Quality over quantity is the mantra of Schultz’s paper “The Economics of Being Poor.” Investments in human capital, mainly through improvements to health and education, yield progress on the development path more so than quantity of resources. This line of thinking is right in line with the thinking outlined by Sen, the textbook, and other economists we have read.
I found the mistakes of past economists to be one of the more interesting parts of Schultz’s paper. The bias of economists’ modeling and hypothesis on the developing world is just one example of how the west does not properly assess these nations. Racial bias or classism most likely play into this bias. Schultz draws the correct comparisons between the agricultural western world of the early 20th century and the agricultural world of developing nations now. It seems that since 1979, these racial or social biases have dissipated in the realm of economics, but they still exist.
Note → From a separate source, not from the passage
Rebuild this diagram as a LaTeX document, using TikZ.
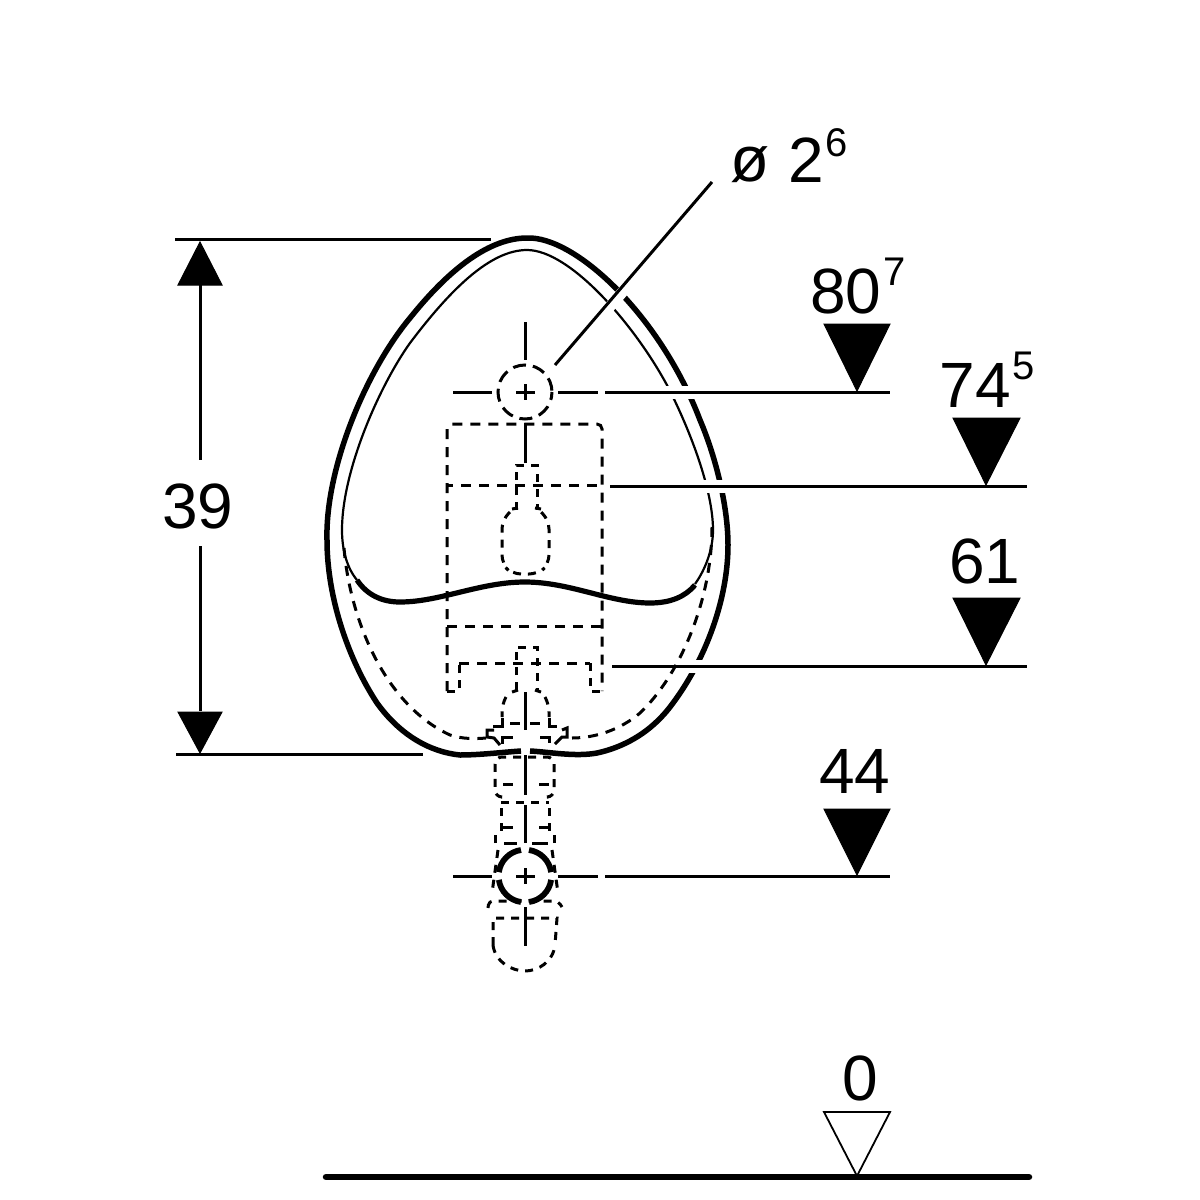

We have not seen the same level of attention paid to development economics as the economics of the developed world.

Maggie Kidder

Schultz’s article provides an alternative, social-economic view that replaces the natural earth view that suggests there is a virtually fixed amount of space for crop production and the energy supply for tilling that area of land is being depleted. The new alternative view argues people have the ability and intelligence to depend on cropland and traditional agriculture less and the depleting energy supply can reduce food production costs for the increasing world population. However, in order to achieve this, governments must recognize the important of agriculture and terminate their efforts to distort agriculture with internal policies favoring the urban over the rural population.
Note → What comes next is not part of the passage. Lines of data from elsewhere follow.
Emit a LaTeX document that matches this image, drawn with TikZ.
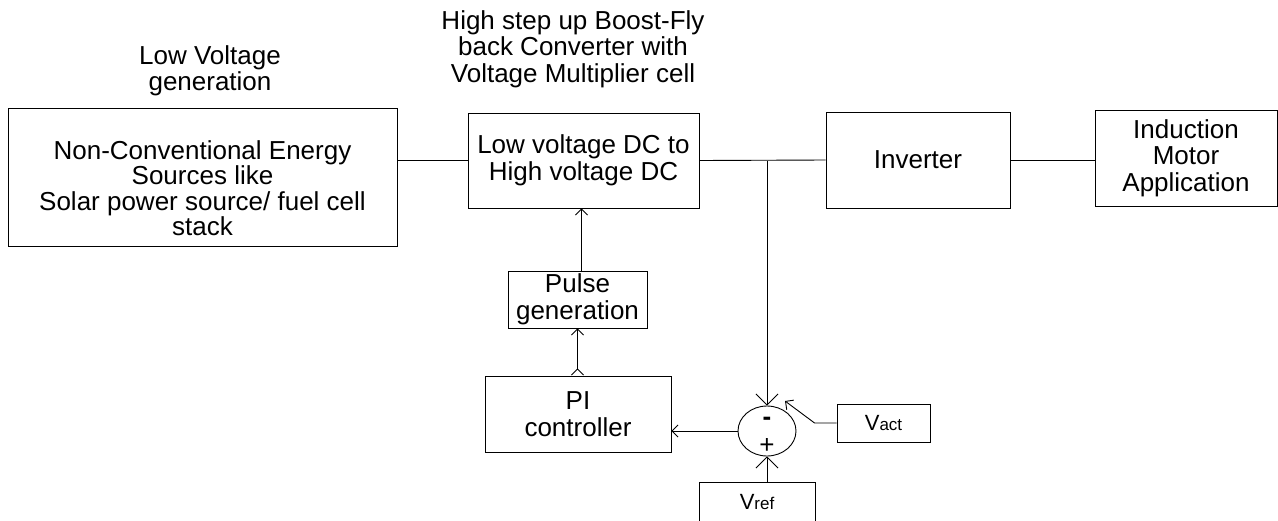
\documentclass[tikz,border=0pt]{standalone}
\usepackage{fontspec}
\setmainfont{Liberation Sans}
\usetikzlibrary{arrows.meta, shapes.geometric, positioning, calc}

\tikzset{
    blk/.style={draw, line width=0.9pt, align=center, inner sep=2pt},
    sig/.style={draw, line width=0.9pt, -{Straight Barb[length=6pt, width=12pt]}},
    sumarrow/.style={draw, line width=0.9pt, -{Straight Barb[length=11pt, width=22pt]}},
}

\begin{document}
\begin{tikzpicture}[x=1pt, y=-1pt, font=\fontsize{26}{26.5}\selectfont]
\useasboundingbox (0,0) rectangle (1278,520);

% headings
\node (lowlbl) at (210,71) [align=center] {Low Voltage\\generation};
\node (convlbl) at (573,49) [align=center] {High step up Boost-Fly\\back Converter with\\Voltage Multiplier cell};

% power path
\node (src) at (202.5,177) [blk, minimum width=389, minimum height=138] {};
\node (srctext) at ($(src.center)+(0,11)$) [align=center, font=\fontsize{26}{25.5}\selectfont] {Non-Conventional Energy\\Sources like\\Solar power source/ fuel cell\\stack};
\node (conv) at (583.5,160.5) [blk, minimum width=231, minimum height=95] {Low voltage DC to\\High voltage DC};
\node (inv) at (918,160) [blk, minimum width=184, minimum height=96] {Inverter};
\node (motor) at (1186,158) [blk, minimum width=182, minimum height=96] {Induction\\Motor\\Application};

% control loop
\node (pulse) at (577.5,299.5) [blk, minimum width=139, minimum height=57] {Pulse\\generation};
\node (pi) at (578,414) [blk, minimum width=186, minimum height=76] {PI\\controller};
\node (sum) at (767,431) [draw, line width=0.9pt, ellipse, minimum width=58, minimum height=50, inner sep=0pt] {};
\node (minus) at (767,421) {\bfseries -};
\node (plus) at (767,446) {+};
\node (vact) at (883.5,423) [blk, minimum width=93, minimum height=38] {\fontsize{22}{22}\selectfont V\fontsize{17}{17}\selectfont act};
\node (vref) at (757,502) [blk, minimum width=116, minimum height=40] {\fontsize{22}{22}\selectfont V\fontsize{17}{17}\selectfont ref};

\coordinate (tap) at (sum.north |- conv.east);
\coordinate (vin) at (785,401);

\draw[line width=0.9pt] (src.east |- conv.west) -- (conv.west);
\draw[line width=0.9pt] (conv.east) -- (inv.west);
\draw[line width=0.9pt] (inv.east) -- (inv.east -| motor.west);

\draw[sumarrow] (tap) -- (sum.north);
\draw[sumarrow] (sum.south |- vref.north) -- (sum.south);
\draw[sig] (vact.west) -- ++(-22,0) -- (vin);
\draw[sig] (sum.west) -- (sum.west -| pi.east);
\draw[line width=0.9pt, {Straight Barb[reversed, length=6pt, width=12pt]}-{Straight Barb[length=6pt, width=12pt]}] (pi.north -| pulse) -- (pulse.south);
\draw[sig] ([xshift=4pt]pulse.north) -- ([xshift=4pt]conv.south -| pulse.north);
\end{tikzpicture}
\end{document}
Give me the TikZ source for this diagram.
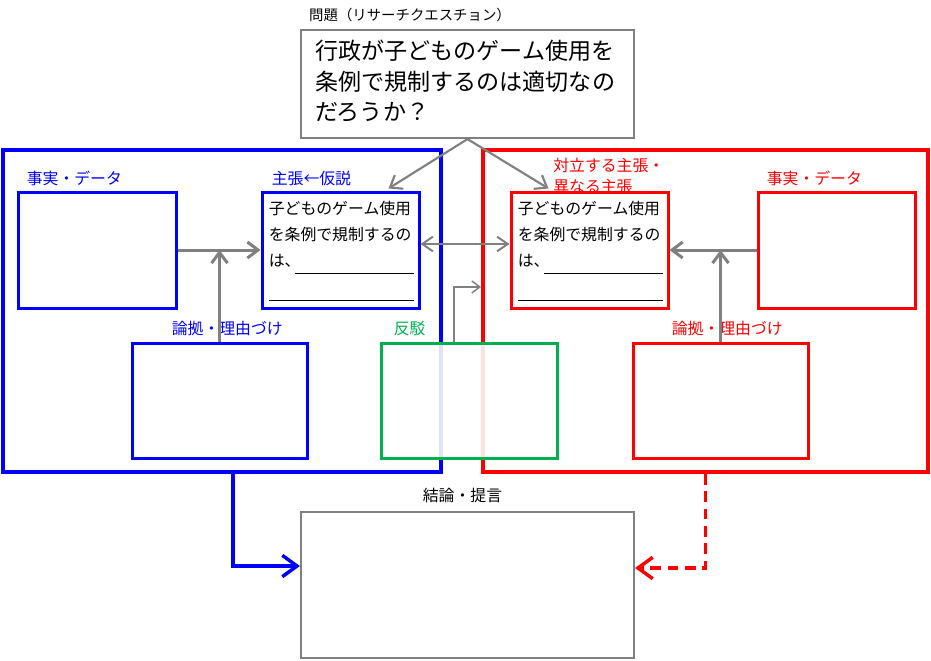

I read the novel, "Darwin Without Malthus: The Struggle for Existence in Russian Evolutionary Thought," where Daniel P. Todes examines how the varying receptions of Darwinian and Malthusian ideas were deeply shaped by the nature of a particular nation’s cultural, economic, political, and geographic structures throughout the 19th Century.

Malthus was best known for his theory that population size will inevitably exceed the available food supply, leading human beings to compete against one another for survival, and all organisms faced a robust and persistent check on population. Malthus claimed that positive checks, such as wars, famine and epidemics, increased mortality rates and preventative checks, such as, postponement of marriage and childbearing, decreased the birthrate. He believed population checks do not discriminate among socioeconomic status as all human beings are equally likely of undergoing these hardships, but when there is a scarcity of food, Malthus argued the least fortunate members of society will suffer most from this heightened competition.Instead of pursuing social progress and reforms, he advocated for nations to eliminate the obstacles hindering free competition. For instance, Malthus argued that British parish poor laws inefficiently increased population without increasing provisions, which tapered the accessibility of food supplies for the industrious poor and inhibited independence.

I agree with Malthus and the evidence shows that when left to their own devices, the poor population will continue to be the ones who suffer in times of hardship. However, as exemplified by this article, these fundamental Malthusian beliefs discount the ability of human beings to improve their skills through education and knowledge, with the aid of government assistance. If we augment resources by advances in knowledge and utilize the importance of human agents, the poor will be able to improve their livelihoods and will not be faced with this struggle for existence that Malthus confines them to.